When I had my twin boys, I knew life would be busy. However, nothing had prepared me for the unique challenges that lay ahead. Shortly after their birth, both, Brandon and Dakota, were diagnosed with disabilities, both with cerebral palsy, one with a sensory processing disorder, the other with hydrocephalus and seizure disorder. Once they entered school, my days became a whirlwind of medical appointments, therapy sessions, IEP meetings, and the everyday tasks of parenting. On top of all that, I was looking for my niche. I was determined not to lose sight of my dreams and aspirations.
I often felt like I was living two lives. In the professional one, deadlines, meetings, and expectations never seemed to pause. In the caregiver one, my boys depended on me for everything from feeding to learning to communicate. “Some days, it feels like there’s not enough of me to go around,” I confided in a friend. The exhaustion was real—physically, mentally, and emotionally.

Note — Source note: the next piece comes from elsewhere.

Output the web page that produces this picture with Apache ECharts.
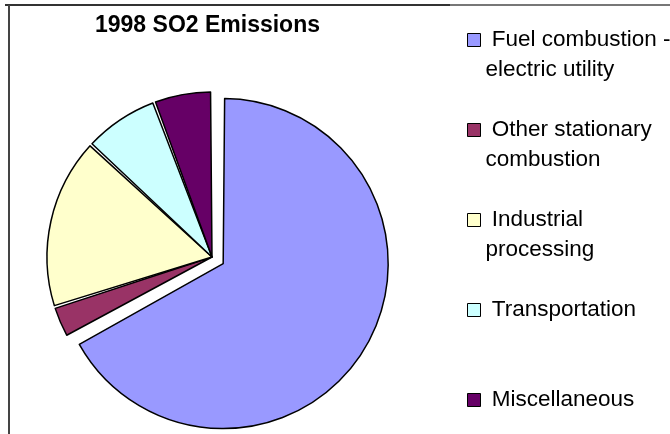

There were times I’d be on a work call, frantically jotting down notes while one son needed help with a leg brace and the other was overwhelmed by the sound of the vacuum. I worried constantly that I was failing both at work and at home. I remember reading, “You can do anything, but not everything,” and it struck a chord. It was okay to ask for help and to let go of the illusion of perfection.
Regaining Work-Life Balance
Through trial and error, I found some ways to reclaim a sense of balance and even carve out precious moments of free time:
- Set Boundaries: I learned to set clear work hours and communicate these to my boss and colleagues. The world didn’t end when I turned off my email at 5:00 PM.
- Ask for Help: I reached out to family, friends, and support groups. Sometimes, accepting help is the bravest thing you can do. As one friend told me, “It’s not about being strong all the time; it’s about knowing when to lean on others, when your strength is waning.”
- Embrace Flexibility: Remote work and flexible hours became my saving grace. If my boys needed me during the day, I’d shift important tasks to quieter moments, often after their bedtime.
- Self-Care is Non-Negotiable: I started blocking out 15 minutes for myself each day. Whether it was reading, stretching, or just sitting with a cup of tea, those short breaks helped me recharge.
- Find Joy in Small Moments: I learned that free time doesn’t have to be big or grand. Watching a favorite show with my family, baking cookies together, or a quick walk outside can be just as meaningful as a weekend getaway.
Enjoying Free Time
It took time to let go of guilt and allow myself to enjoy life outside of responsibilities. “Caregiver burnout is real,” my therapist reminded me, “and so is caregiver joy.” Now, when I have a free afternoon, I try to be present. I meet a friend for coffee, dive into a new book, or simply sit in the sunlight and breathe. These moments restore me, reminding me that I am more than my roles.
Juggling work and caregiving for twins with disabilities is anything but easy. I’ve learned to celebrate small victories, lean on others, and most importantly, to honor my own needs. If you’re walking this path, remember: “You can’t pour from an empty cup.” Take care of yourself, enjoy those precious pockets of free time, and know that you’re doing an amazing job.